No. Raphael desborda con su chorro de voz grave; no se guarda nada, y si lo hace no se le nota. Cuando sonríe, aparte de cegar al respetable más que todo el rack de luces que pende sobre su cabeza, quizá no lo haga de forma espontánea, porque forma parte del guion de la canción de turno, pero lo hace con una intensidad que ni Jack Nicholson y Tom Cruise juntos. Cuando la tonada es triste (y son unas cuantas), Raphael llora más que lo que la letra podría hacernos llorar. Cuando baila, se mueve, gesticula, no obedece a una coreografía propiamente dicha, entendida en el sentido de una Madonna, un MC Hammer o Paula Abdul; son manifestaciones del diablo con el que Raphael lleva compartiendo cuerpo desde que le picara el gusanillo del cante, hace mil años. Si levanta una ceja, ya pueden quitarse de en medio Sir Paul McCartney o Vincent Price.

https://www.youtube.com/watch?v=HzeVGSNyf-0

Por supuesto hay grandes canciones en esta larga historia. Muchas de ellas las podremos disfrutar durante tres noches seguidas (si eres así de fan) en el FIBES. “La quiero a morir”, “Ave María”, la excesiva “Escándalo”, la infaltable “Yo soy aquel”, “Estar enamorado”, “Cierro mis ojos”, la cachonda “Mi gran noche”, “Cuando tú no estás”, la enorme “Qué sabe nadie”, “Yo no tengo a nadie”, “Los amantes”, “Digan lo que digan”… son una parte importante de la historia de este país, guste más o menos. Si decidiera pasar de ellas y cantar otro repertorio completamente diferente, tendríamos al Raphael más auténtico. Si decidiera pasar de su repertorio y deleitarnos con un recital de versiones de Heavy Metal, al estilo Pat Boone, seguiríamos teniendo al Raphael más auténtico, porque Raphael es definitivamente mucho más grande que sus canciones, y si me apuráis más que la vida misma, empleando la fórmula anglosajona.

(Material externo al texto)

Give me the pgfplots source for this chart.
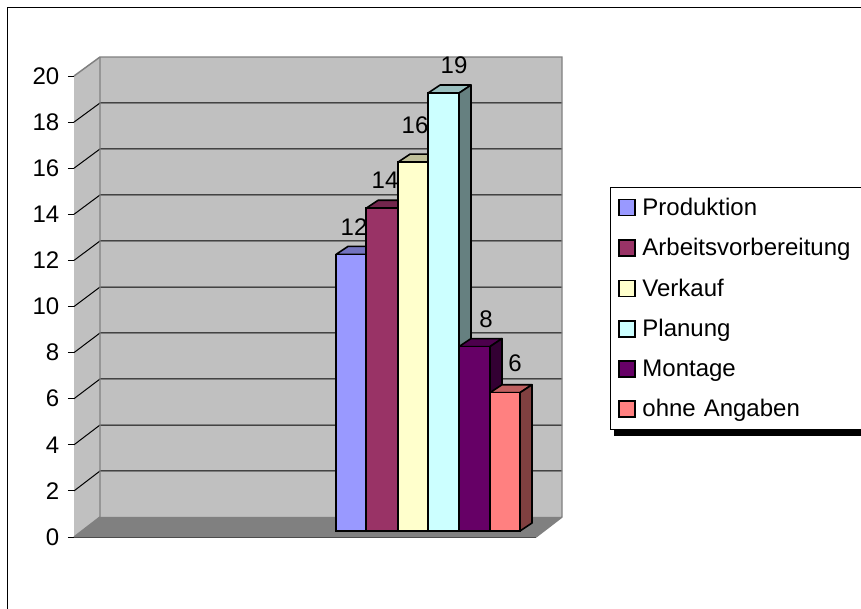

Nunca se sabe lo que puede ocurrir en el futuro (¿qué sabe nadie?), pero, por eso, y por lo que hemos escrito (bajo la decisiva influencia de algún que otro disco de grandes éxitos de lo más recomendable), ahorrad unos euros si podéis este verano y acercaos al FIBES a disfrutar de todo lo que da de sí un grande de la música de la talla de Raphael. Os aseguro que puede ser una gran noche. De escándalo.